Ja, das Fußballspiel. Also Frankreich gegen Senegal. Bemerkenswert ist vor allem, dass alle Spieler Senegals in Frankreich spielen, während alle, oder so gut wie alle französischen Spieler eben nicht in Frankreich spielen, sondern in Manchester oder weiß der Teufel wo. Kann man unter diesen Umständen überhaupt noch von einem Länderspiel reden? Jedenfalls hatte ich das so nicht bedacht, als ich meinen Tipp abgab. Ich dachte, Senegal, nie gehört, erste WM-Teilnahme. Da werden die Franzosen ein leichtes Spiel haben. Zumal mich die Bild zuletzt auf eine falsche Fährte geführt hatte, indem sie noch vorgestern die Hoffnung nährte, Zidane spiele womöglich doch. Also hatte ich 2:0 für Frankreich getippt und hielt auch ein 3:0 für möglich.

Aber nun sind alle auf dem Platz irgendwie Franzosen. Wobei erwähnt werden muss, dass auch die Franzosen, die für Frankreich spielen, größtenteils Schwarze sind, also vielleicht sogar aus dem Senegal stammen, womit das Chaos perfekt wäre. Sind wir nicht alle ein bisschen Senegalesen und Franzosen?

Die jetzt für, aber sonst nicht in Frankreich spielenden Franzosen machen jedenfalls einen außerordentlich schlechten Eindruck, in der 25. Minute beginnt es leicht zu regnen, und in der 30. schießen die Senegalesen das 0:1. Jubel bricht aus in der Botschaft.

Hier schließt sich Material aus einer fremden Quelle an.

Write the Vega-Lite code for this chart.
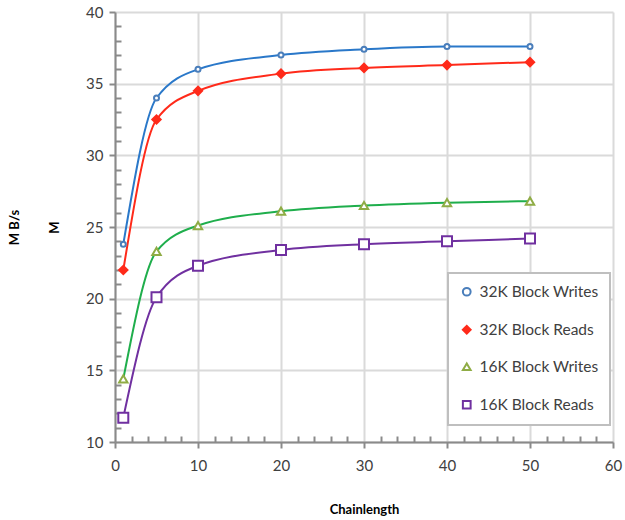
{
  "$schema": "https://vega.github.io/schema/vega-lite/v6.json",
  "width": 498,
  "height": 430,
  "autosize": {"type": "none"},
  "padding": {"left": 115, "top": 12, "right": 12, "bottom": 78},
  "background": "white",
  "config": {
    "view": {"stroke": null},
    "font": "Lato",
    "axis": {"labelFont": "Lato", "titleFont": "Lato", "labelColor": "#404040", "labelFontSize": 15, "titleFontSize": 13, "titleFontWeight": "bold", "titleColor": "#000000", "domainColor": "#8a8a8a", "domainWidth": 2, "tickColor": "#8a8a8a", "tickWidth": 2, "gridColor": "#dadada", "gridWidth": 2},
    "legend": {"orient": "none", "legendX": 333, "legendY": 261, "fillColor": "white", "strokeColor": "#bfbfbf", "strokeWidth": 2, "padding": 11, "rowPadding": 20, "labelFont": "Lato", "labelFontSize": 15.5, "labelColor": "#404040", "symbolStrokeWidth": 2, "symbolSize": 60, "labelOffset": 5}
  },
  "data": {"values": [
    {"series": "32K Block Writes", "x": 1, "y": 23.8},
    {"series": "32K Block Writes", "x": 5, "y": 34.0},
    {"series": "32K Block Writes", "x": 10, "y": 36.0},
    {"series": "32K Block Writes", "x": 20, "y": 37.0},
    {"series": "32K Block Writes", "x": 30, "y": 37.4},
    {"series": "32K Block Writes", "x": 40, "y": 37.6},
    {"series": "32K Block Writes", "x": 50, "y": 37.6},
    {"series": "32K Block Reads", "x": 1, "y": 22.0},
    {"series": "32K Block Reads", "x": 5, "y": 32.5},
    {"series": "32K Block Reads", "x": 10, "y": 34.5},
    {"series": "32K Block Reads", "x": 20, "y": 35.7},
    {"series": "32K Block Reads", "x": 30, "y": 36.1},
    {"series": "32K Block Reads", "x": 40, "y": 36.3},
    {"series": "32K Block Reads", "x": 50, "y": 36.5},
    {"series": "16K Block Writes", "x": 1, "y": 14.4},
    {"series": "16K Block Writes", "x": 5, "y": 23.3},
    {"series": "16K Block Writes", "x": 10, "y": 25.1},
    {"series": "16K Block Writes", "x": 20, "y": 26.1},
    {"series": "16K Block Writes", "x": 30, "y": 26.5},
    {"series": "16K Block Writes", "x": 40, "y": 26.7},
    {"series": "16K Block Writes", "x": 50, "y": 26.8},
    {"series": "16K Block Reads", "x": 1, "y": 11.7},
    {"series": "16K Block Reads", "x": 5, "y": 20.1},
    {"series": "16K Block Reads", "x": 10, "y": 22.3},
    {"series": "16K Block Reads", "x": 20, "y": 23.4},
    {"series": "16K Block Reads", "x": 30, "y": 23.8},
    {"series": "16K Block Reads", "x": 40, "y": 24.0},
    {"series": "16K Block Reads", "x": 50, "y": 24.2}
  ]},
  "encoding": {
    "x": {
      "field": "x", "type": "quantitative",
      "scale": {"domain": [0, 60], "nice": false, "zero": false},
      "axis": {
        "title": "Chainlength", "titlePadding": 30,
        "values": [0,2,4,6,8,10,12,14,16,18,20,22,24,26,28,30,32,34,36,38,40,42,44,46,48,50,52,54,56,58,60],
        "labelExpr": "datum.value % 10 === 0 ? datum.label : ''",
        "labelPadding": 10,
        "labelFlush": false,
        "tickSize": {"condition": {"test": "datum.value % 10 === 0", "value": 6}, "value": -6},
        "gridOpacity": {"condition": {"test": "datum.value % 10 === 0", "value": 1}, "value": 0}
      }
    },
    "y": {
      "field": "y", "type": "quantitative",
      "scale": {"domain": [10, 40], "nice": false, "zero": false},
      "axis": {
        "title": ["M B/s", "M"], "titleLineHeight": 40, "titlePadding": 24,
        "values": [10,11,12,13,14,15,16,17,18,19,20,21,22,23,24,25,26,27,28,29,30,31,32,33,34,35,36,37,38,39,40],
        "labelExpr": "datum.value % 5 === 0 ? datum.label : ''",
        "labelPadding": 6,
        "labelFlush": false,
        "tickSize": {"condition": {"test": "datum.value % 5 === 0", "value": 6}, "value": -6},
        "gridOpacity": {"condition": {"test": "datum.value % 5 === 0", "value": 1}, "value": 0}
      }
    }
  },
  "layer": [
    {
      "mark": {"type": "line", "interpolate": "monotone", "strokeWidth": 2},
      "encoding": {
        "stroke": {"field": "series", "type": "nominal", "legend": null,
          "scale": {"domain": ["32K Block Writes", "32K Block Reads", "16K Block Writes", "16K Block Reads"], "range": ["#2a78c9", "#ff2a1a", "#1fae4c", "#7030a0"]}}
      }
    },
    {
      "mark": {"type": "point", "strokeWidth": 2, "opacity": 1, "filled": false},
      "encoding": {
        "color": {"field": "series", "type": "nominal", "title": null,
          "scale": {"domain": ["32K Block Writes", "32K Block Reads", "16K Block Writes", "16K Block Reads"], "range": ["#4a7ebb", "#ff2a1a", "#8fac45", "#7030a0"]}},
        "fill": {"field": "series", "type": "nominal", "title": null,
          "scale": {"domain": ["32K Block Writes", "32K Block Reads", "16K Block Writes", "16K Block Reads"], "range": ["white", "#ff2a1a", "white", "white"]}},
        "shape": {"field": "series", "type": "nominal", "title": null,
          "scale": {"domain": ["32K Block Writes", "32K Block Reads", "16K Block Writes", "16K Block Reads"], "range": ["circle", "diamond", "triangle-up", "square"]}},
        "size": {
          "condition": [
            {"test": "datum.series === '32K Block Writes'", "value": 25},
            {"test": "datum.series === '16K Block Reads'", "value": 100}
          ],
          "value": 70
        }
      }
    }
  ],
  "resolve": {"legend": {"stroke": "independent"}}
}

Koreaner solidarisieren sich grundsätzlich mit Außenseitern - wie alle Außenseiter. Auch die Deutschen jubeln. Was diese These nur bestätigt. Endlich darf auch der ARD-Reporter seinen Spruch bringen. Ich meine, den Spruch, auf den wir alle warten. Nachdem er sich die schon sprichwörtlichen »quirligen Exoten« verkniffen hat, seufzt er nach dem Tor voller Inbrunst: »Mein Gott, was wird da in Dakar möglicherweise jetzt wie wild getrommelt.« Der Satz des Tages ist geboren! Ja, ich liebe Weltmeisterschaften!

Das Spiel wird erst in der letzten halben Stunde wieder richtig spannend, als Frankreich noch mal alles gibt. Aber ohne Zidane geht offenbar gar nichts. Es bleibt beim 0:1. Der Außenseiter gewinnt. Da freut sich auch mein linkes Herz. Nicht dass ich etwas gegen die Franzosen hätte. Aber die waren letztes mal Weltmeister, jetzt sind mal andre dran.

»Glauben Sie, Korea kann Weltmeister werden?«, fragt mich ein lächelnder koreanischer Kameramann, der seine Geräte längst abgebaut und eingeräumt hat. So ein Quatsch, denke ich, lächele und erkläre ihm: »Korea wird genau dann Weltmeister, wenn es sich wieder vereinigt hat, keinen Tag früher.« Schließlich bin ich ein Wiedervereinigungsexperte aus Deutschland. Wer Weltmeister wird, verrate ich ihm aber nicht. Sonst nehme ich ihm ja die ganze Spannung.

Nach dem Schlusspfiff brechen alle verbliebenen Sportfreunde schnell auf. Das Büfett ist schon eingepackt. Den Botschafter sehe ich auch nirgendwo mehr. Auch der Hund ist weg! Oje! Als ich schon an der Tür bin, spricht mich der koreanische Kameramann noch mal an: »Wussten Sie, dass bei uns der 3. Oktober auch Feiertag ist?« Ich staune. Ist Korea doch schon wieder vereinigt? Sollten sie also doch Weltmeister werden? Der Kameramann lächelt - aber diesmal süffisant: »Am 3. Oktober wurde 2 333 Jahre vor Christus der erste koreanische Staat gegründet.« Ich schaue ihn ungläubig an, lächele, aber diesmal unsicher.

Zu Hause schaue ich in einem Prospekt nach, den ich in der Botschaft eingesteckt habe. Tatsächlich. Ein gewisser König Dangun soll der Staatsgründer gewesen sein. Er war Sohn eines Gottes und einer Frau des Bärentotemstammes. Krass! Jetzt war ich drei Stunden in Südkorea und habe den Eindruck, noch weniger von diesem Land zu verstehen als vorher. Zum Endspiel geh ich zu den Japanern. Und dann vergesse ich auch nicht die Essstäbchen aus Metall.